For instance in the following sentence from the wiki: "The actual exploit is that, in the iPod Touch 2G 2.1.1 firmware, they left behind two commands: arm7_stop and arm7_go", the word "exploit" is not used properly. You are here talking about the vulnerability, not the exploit.
In my opinion, credits for vulnerability and exploit should be separated in general (I'm not talking about this one in particular, but I'm talking about vuln/exploit in general). One can find a vulnerability without exploiting it (because he doesn't want to, doesn't have the time, or it's too complicated and he doesn't manage actually to exploit it), and likewise someone can implement an actual exploit without discovering the initial vulnerability. IMHO, most of the time, the exploit is where the skills really are, because it's one thing to understand why something is a security vulnerability, it's often another to make it actually real with a POC code (because of sanity checks, checking, filters and so on). Although sometimes, I do agree that finding the vulnerability itself requires mad skillz (as an example, prop' to Bleichenbacher for finding his RSA attack), it is my belief that most of the time, the exploit is where the difficulty lies.
Anyway, I think this page contains misusage of the word exploit, and other pages too, and I just wanted to point it.
Theres one thing to be said for finding a vuln and seeing it crash, sure, thats usually not where the skill is and I'm not sure how much credit it deserves. But after an exploit is out using the vuln, it's a lot easier to get yourself to write another exploit since you have confirmation that the vuln is exploitable. The iBoot envvar one happened to be reasonably easy to find yet reasonably hard to exploit.
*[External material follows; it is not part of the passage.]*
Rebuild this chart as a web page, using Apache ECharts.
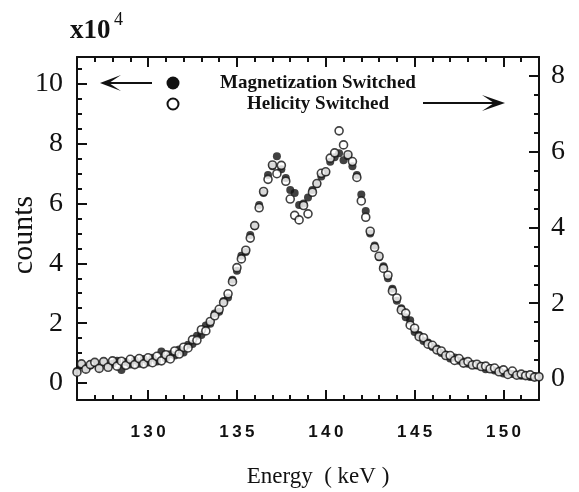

If you really had your exploit working pre ra1n then props. But if you wrote an exploit post ra1n it's a lot easier knowing that this vuln can work. --geohot 18:44, 7 July 2009 (UTC)
iZsh, when I wrote this article I was a little less experienced, and have adjusted it a bit. That being said, if you check the chronic dev google code svn, you will see that I did implement it in a payload called "0wnboot". But yes, I did confuse the "exploit" and "vulnerability" definitions. ChronicDev 19:16, 7 July 2009 (UTC)
@geo: I can ensure you we definitely found it independently and implemented way before you released purplera!n. And I agree that re-implementing a different exploit once you know a vuln to be workable is not credit-able. Only fully independent discovery/implementation is.